Friday, March 7, 2008

It's the Leverage, Stupid

From the WSJ:

The financial turmoil is taking on a new dimension: Banks that lent money to hedge funds and other big risk-takers are asking for some of it back.

Loans from banks and brokerages had allowed hedge funds, which manage some $1.9 trillion in clients' money, to amass many times that amount in investments. But as the value of mortgage-backed bonds and other investments has dropped in recent weeks, the lenders are demanding that borrowers put up more cash or assets.
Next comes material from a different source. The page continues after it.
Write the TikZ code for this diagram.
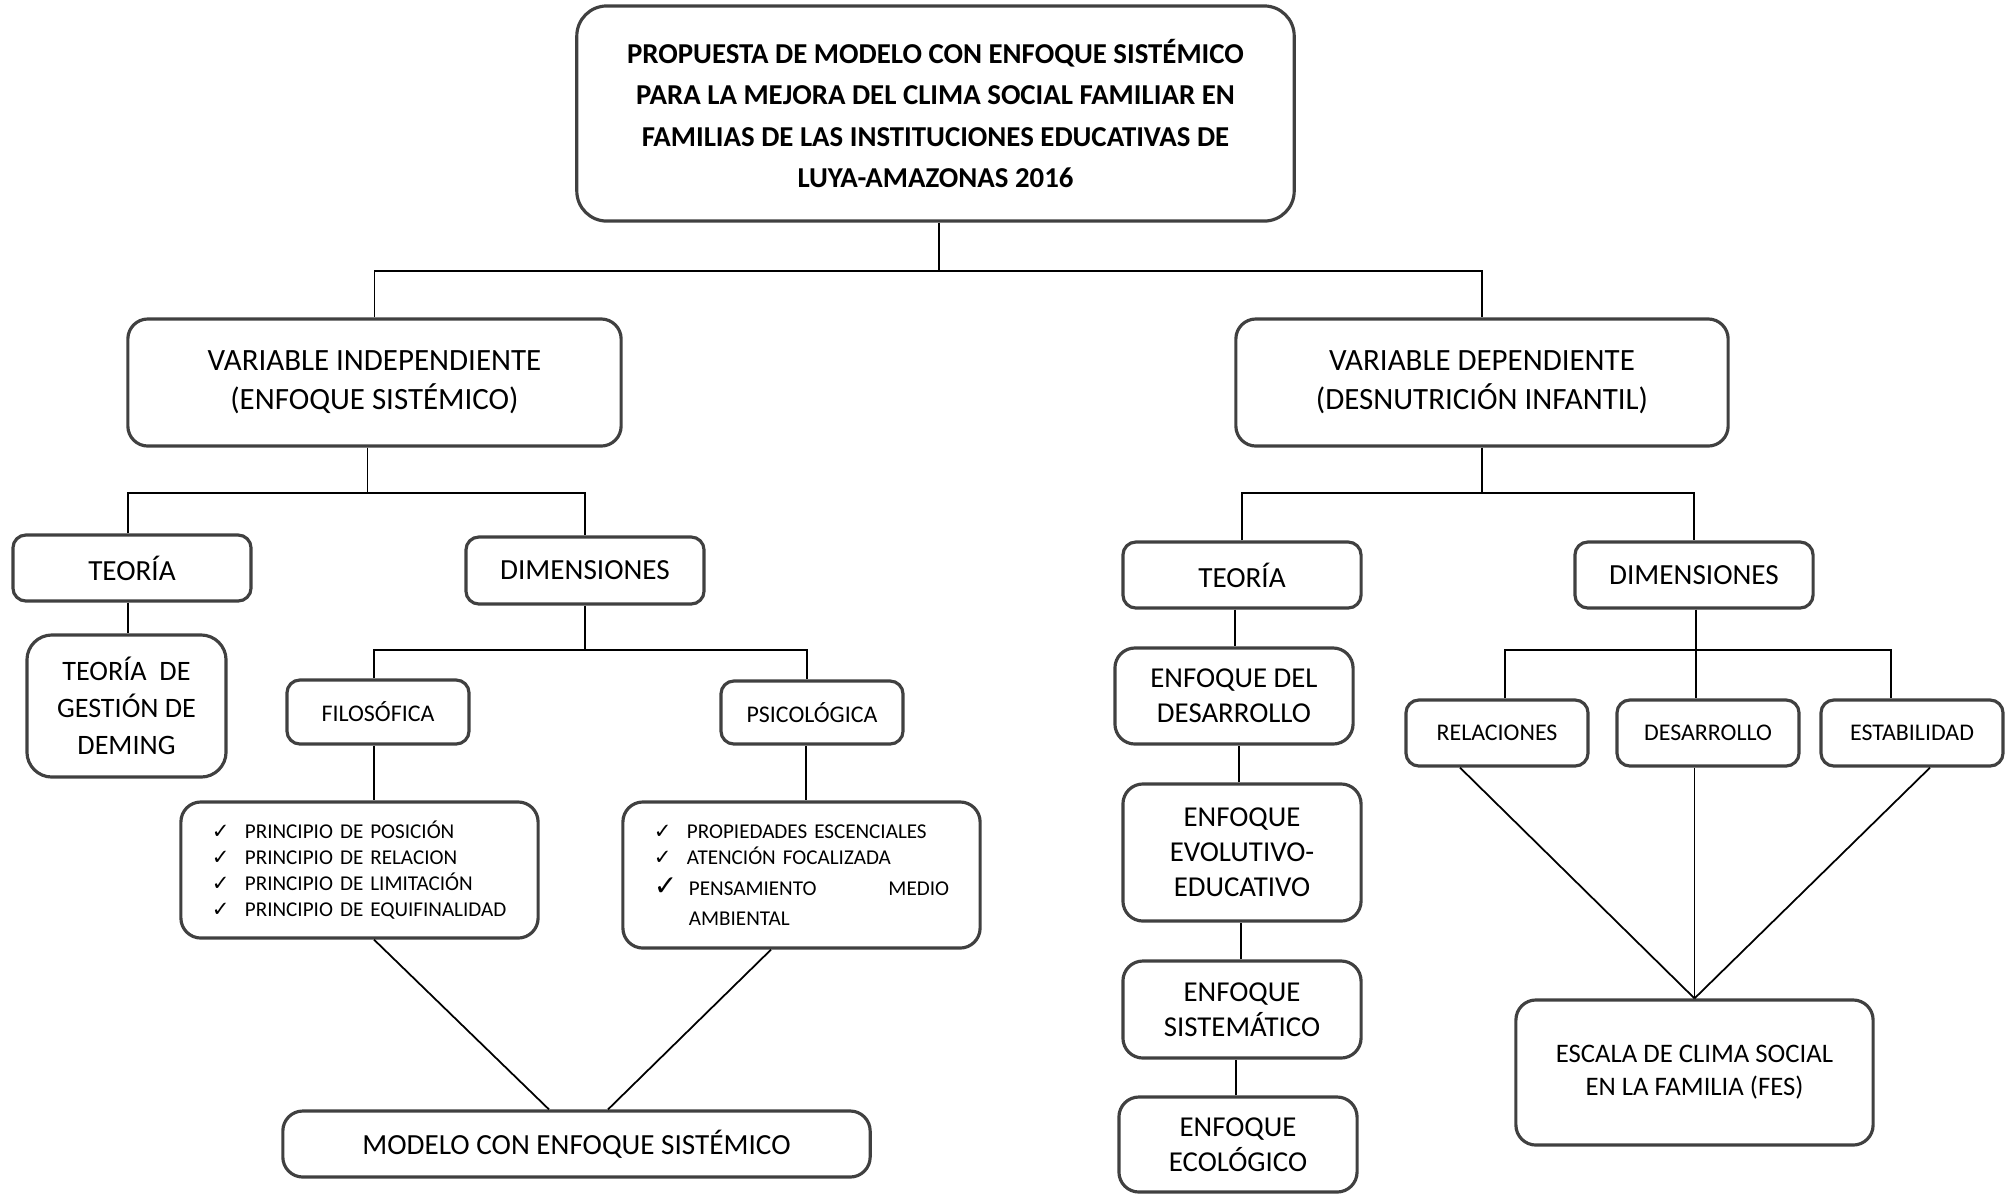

This is producing a negative cycle that has policy makers deeply worried. When investors rush to dump assets, prices fall and lenders feel compelled to make further demands, or "margin calls," which cause even more selling.

So far, the turbulence touched off last summer hasn't resulted in many big hedge-fund blowups. If that changes, banks and other financial firms could end up holding even more hard-to-sell securities. Already, their troubled investments, especially in securities tied to mortgages, have cost them some $140 billion in write-downs.

.....

The funds facing the greatest pressure are those that are highly leveraged, meaning they have large borrowings relative to the money entrusted to them. Carlyle Capital managed only $670 million in client money, but used borrowing to boost its portfolio of bonds to $21.7 billion, meaning it was about 32 times leveraged.


Who are these idiot lenders in this deal? Didn't anyone ask about the clients current margin situation? Was there any disclosure in this deal? It's looking more and more like lenders just made loans without even thinking about looking at the client's financial situation at all.